I too often encounter problems in finding the equivalent between the flours graded in Italy and the ones from English speaking world, or somewhere else.  Actually it was after I came to Italy when I learned to use different type of flours, and I never had even heard of Manitoba before that.  The strength of "Manitoba" flour, from what I understand, comes from special milling process combining the variety of wheat grown in that particular region (Manitoba, Canada).  I am honestly not sure if durum wheat is a part of the ingredient, but "manitoba" is not considered an ideal flour for pasta making, whereas durum semolina is.  I will need to study a little more in depth about this!!


----------



## urmaniac13 (Sep 15, 2005)

Some variations of my favourite white pizzas, le pizze bianche.

-courgette/zucchini flowers (carefully remove the stem and the centre part containing the pollen, arrange over the pizza, salt to taste and sprinkles of extra virgin olive oil and pizza spice/herbs. Add the shredded mozzarella a little before finish baking. If preferred, also add some filleted strips of sardins.

-thinly sliced mushrooms, (optional-crumbled spicy sausages), and chopped flat leaf parsleys. extra virgin olive oil and pizza spice/herbs, then later mozzarella.

-slices of smoked scamorza cheese and speck, dash of black pepper

-finely sliced onions and bell peppers, extra virgine olive oil, pizza herbs/spices, salt. (very good without cheese)

-very thinly sliced potatoes, sprinkles of rosemary, garlic powder, extra virgine olive oil and salt

-4 cheese sauce. to make the sauce dice up gorgonzola, fontina, taleggio and gouda (depend on availability you can substitute some of them with any cheese that melts well, such as edam and ementar... also grated parmigiano can be used...but try to find and use some gorgonzola, it really gives the sauce a nice piquant flavour... and AVOID ANYTHING LIKE VELVEETA.) Put them on the double boiler or on a pot with very low heat, melt the cheese. Add some half and half or fresh cream and milk as needed, and a dash of white pepper. Stir often and keep on cooking until it becomes a smooth thick sauce. If prefered sprinkle with crumbled cooked bacon.
This sauce is also brilliant with pasta or gnocchi. On your pizza just spread across and bake it.

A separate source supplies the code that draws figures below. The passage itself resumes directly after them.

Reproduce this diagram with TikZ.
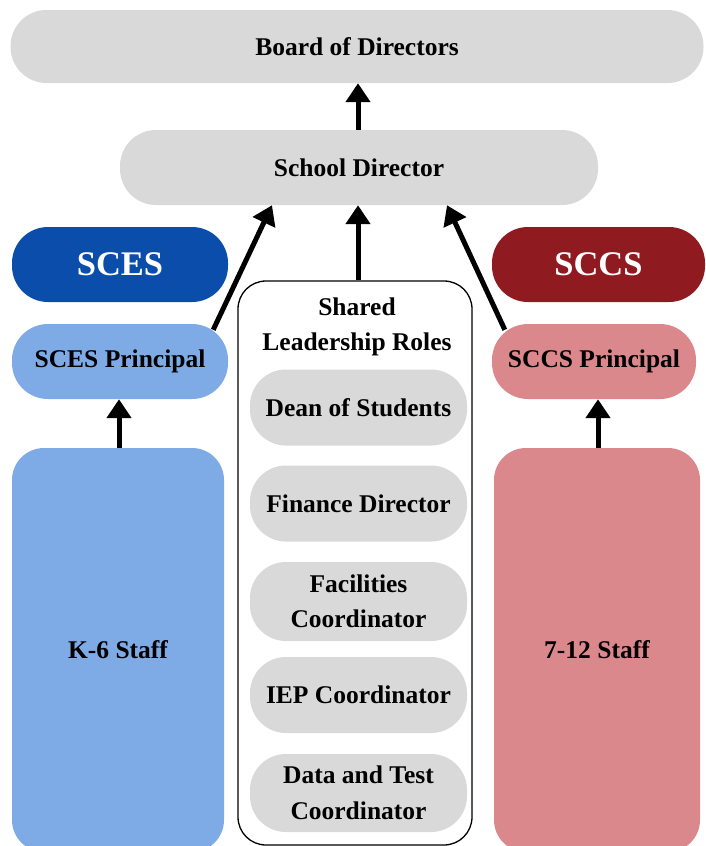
\documentclass[tikz,border=0pt]{standalone}
\usepackage{fontspec}
\setmainfont{Liberation Serif}
\usetikzlibrary{arrows.meta}
\definecolor{pillgray}{HTML}{D9D9D9}
\definecolor{scesblue}{HTML}{0B4DAA}
\definecolor{lightblue}{HTML}{7EAAE6}
\definecolor{sccsred}{HTML}{8F1A1F}
\definecolor{lightred}{HTML}{DB888C}
\begin{document}
\begin{tikzpicture}[x=1pt,y=-1pt,
  pill/.style={rectangle, rounded corners=36pt, inner sep=0pt, align=center,
    font=\bfseries\fontsize{25.5}{35.5}\selectfont},
  graypill/.style={pill, fill=pillgray, minimum width=217pt, minimum height=76pt},
  bigtag/.style={pill, text=white, font=\bfseries\fontsize{34.5}{38}\selectfont, minimum height=75pt},
  arr/.style={line width=5pt, -{Triangle[width=24pt,length=19pt]}}
]
\clip (0,0) rectangle (705,846);
\node[pill, fill=pillgray, minimum width=693pt, minimum height=73pt] (board) at (357,46.5) {Board of Directors};
\node[pill, fill=pillgray, minimum width=478pt, minimum height=75pt] (sd) at (359,167.5) {School Director};
\node[bigtag, fill=scesblue, minimum width=216pt] (sces) at (120,264.5) {SCES};
\node[pill, fill=lightblue, minimum width=216pt, minimum height=75pt] (scesp) at (120,361.5) {SCES Principal};
\node[pill, fill=lightblue, rounded corners=32pt, minimum width=212pt, minimum height=404pt] (k6) at (118,650) {K-6 Staff};
\node[bigtag, fill=sccsred, minimum width=213pt] (sccs) at (598.5,264.5) {SCCS};
\node[pill, fill=lightred, minimum width=204pt, minimum height=75pt] (sccsp) at (594,361.5) {SCCS Principal};
\node[pill, fill=lightred, rounded corners=32pt, minimum width=206pt, minimum height=404pt] (s712) at (597,650) {7-12 Staff};
\node[draw=black, line width=1.3pt, fill=white, rectangle, rounded corners=28pt, minimum width=234pt, minimum height=564pt] (shared) at (355,563) {};
\node[pill, anchor=center] (sharedlabel) at (357,327) {Shared\\Leadership Roles};
\node[graypill] (dean) at (358.5,407.5) {Dean of Students};
\node[graypill] (fin) at (358.5,503.5) {Finance Director};
\node[graypill, minimum height=79pt] (fac) at (358.5,601.5) {Facilities\\Coordinator};
\node[graypill] (iep) at (358.5,695) {IEP Coordinator};
\node[graypill, minimum height=78pt] (data) at (358.5,793) {Data and Test\\Coordinator};
\draw[arr] (sd.north -| 358,0) -- (board.south -| 358,0);
\draw[arr] (shared.north -| 358,0) -- (sd.south -| 358,0);
\draw[arr] ([xshift=-15pt,yshift=-6pt]scesp.north east) -- ([xshift=-87pt]sd.south);
\draw[arr] ([xshift=13pt,yshift=-6pt]sccsp.north west) -- ([xshift=88pt]sd.south);
\draw[arr] (k6.north -| 119,0) -- (scesp.south -| 119,0);
\draw[arr] (s712.north -| 598,0) -- (sccsp.south -| 598,0);
\end{tikzpicture}
\end{document}
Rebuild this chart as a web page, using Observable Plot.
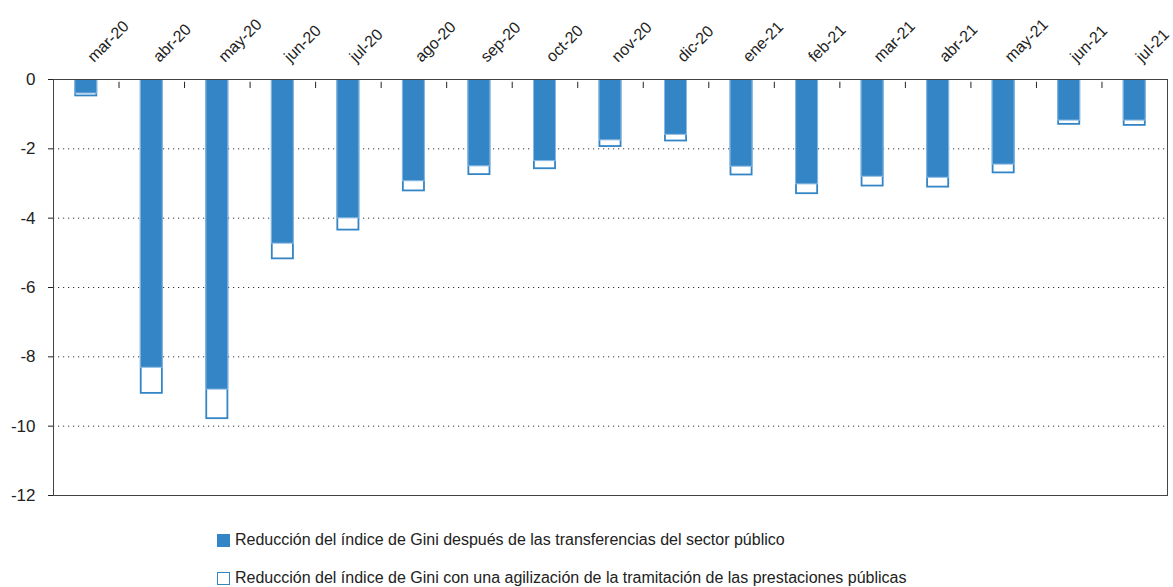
<!DOCTYPE html>
<html>
<head>
<meta charset="utf-8">
<script src="https://cdn.jsdelivr.net/npm/d3@7"></script>
<script src="https://cdn.jsdelivr.net/npm/@observablehq/plot@0.6"></script>
<style>
  html, body { margin: 0; padding: 0; background: #fff; }
  body { width: 1173px; height: 587px; overflow: hidden; position: relative; font-family: "Liberation Sans", Arial, sans-serif; }
  #legend { position: absolute; left: 217px; top: 530px; font-size: 16px; color: #222; }
  .row { display: flex; align-items: center; height: 20px; white-space: nowrap; }
  .row + .row { margin-top: 18px; }
  .sw { width: 13px; height: 13px; box-sizing: border-box; margin-right: 5px; flex: none; }
</style>
</head>
<body>
<div id="chart"></div>
<div id="legend"></div>
<script>
const months = ["mar-20","abr-20","may-20","jun-20","jul-20","ago-20","sep-20","oct-20","nov-20","dic-20","ene-21","feb-21","mar-21","abr-21","may-21","jun-21","jul-21"];
const afterTransfers = [-0.42,-8.33,-8.96,-4.75,-4.02,-2.95,-2.52,-2.37,-1.77,-1.61,-2.53,-3.04,-2.82,-2.85,-2.47,-1.2,-1.2];
const withAgilization = [-0.5,-9.08,-9.81,-5.2,-4.37,-3.24,-2.77,-2.6,-1.96,-1.8,-2.78,-3.32,-3.1,-3.13,-2.72,-1.32,-1.35];
const yTicks = [0,-2,-4,-6,-8,-10,-12];
const seriesNames = [
  "Reducción del índice de Gini después de las transferencias del sector público",
  "Reducción del índice de Gini con una agilización de la tramitación de las prestaciones públicas"
];

const blue = "#3385c6";
const data = months.map((m, i) => ({i, month: m, a: afterTransfers[i], t: withAgilization[i]}));
const half = 0.175;
const boundaries = d3.range(months.length - 1).map(i => i + 0.5);

const chart = Plot.plot({
  width: 1173,
  height: 515,
  marginTop: 79,
  marginBottom: 20,
  marginLeft: 53,
  marginRight: 6,
  style: {fontFamily: "'Liberation Sans', Arial, sans-serif", fontSize: "17px", color: "#222", background: "#fff"},
  x: {type: "linear", domain: [-0.5, months.length - 0.5]},
  y: {domain: [-12, 0]},
  marks: [
    Plot.ruleY(yTicks.filter(v => v !== 0 && v !== -12), {stroke: "#333", strokeDasharray: "1.2,3.8", strokeWidth: 1}),
    Plot.rect(data, {x1: d => d.i - half, x2: d => d.i + half, y1: 0, y2: "t", fill: "white", stroke: blue, strokeWidth: 1.8, inset: 0.9}),
    Plot.rect(data, {x1: d => d.i - half, x2: d => d.i + half, y1: 0, y2: "a", fill: blue, stroke: "#8dbbe3", strokeWidth: 1, inset: 0.5}),
    Plot.ruleX(boundaries, {x: d => d, y1: -0.08, y2: -0.26, stroke: "#222", strokeWidth: 1}),
    Plot.frame({stroke: "#444", strokeWidth: 1}),
    Plot.axisX({anchor: "top", ticks: d3.range(months.length), tickFormat: i => months[i], tickSize: 0, tickPadding: 20, dx: 4, tickRotate: -45, fontSize: 16, label: null}),
    Plot.axisY({anchor: "left", ticks: yTicks, tickFormat: d => d === 0 ? "0" : "-" + Math.abs(d), tickSize: 5, tickPadding: 13, label: null})
  ]
});
document.getElementById("chart").appendChild(chart);

const legend = document.getElementById("legend");
seriesNames.forEach((name, k) => {
  const row = document.createElement("div");
  row.className = "row";
  const sw = document.createElement("span");
  sw.className = "sw";
  if (k === 0) { sw.style.background = blue; }
  else { sw.style.background = "#fff"; sw.style.border = "1.6px solid " + blue; }
  const tx = document.createElement("span");
  tx.textContent = name;
  row.appendChild(sw);
  row.appendChild(tx);
  legend.appendChild(row);
});
</script>
</body>
</html>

Though Italians do not eat "pepperoni pizzas" (well, as many people know them--- if you order that in Italy, most likely you will get a pizza with bell pepper on it, unless it is a pizzeria caters mostly to foreign tourists!!) there are wide variety to what you can do with your pizza. You can also use your imagination and create your own favourites!!


----------



## Floridagirl (Sep 16, 2005)

yes I also had my problems with the difference from the flour in Germany and those I can get in Fl. 
In Germany they have type designations like 405 (which is like the all purpose flour), 550, 1050 .....1800 (bruised grain). The number describes the mineral content in mg per 100 g of dry-matter.


----------



## Floridagirl (Sep 16, 2005)

I also like the white pizza. Thanks for all the recipes Licia!!!!!!!!! 

I make my favorite white with, fresh spinach, artichokes, speck, onions, fresh mozzarella ...  sprinkled with a little olive oil.... yumm ;-)


----------



## cc2003btw (Sep 24, 2005)

There's one great white pizza i know of, you sweat about 3 whole onions with a couple of cloves of garlic until theyre all lovely and golden, then spread that over the base. On top, drape a few tins of anchovies in olive oil.


----------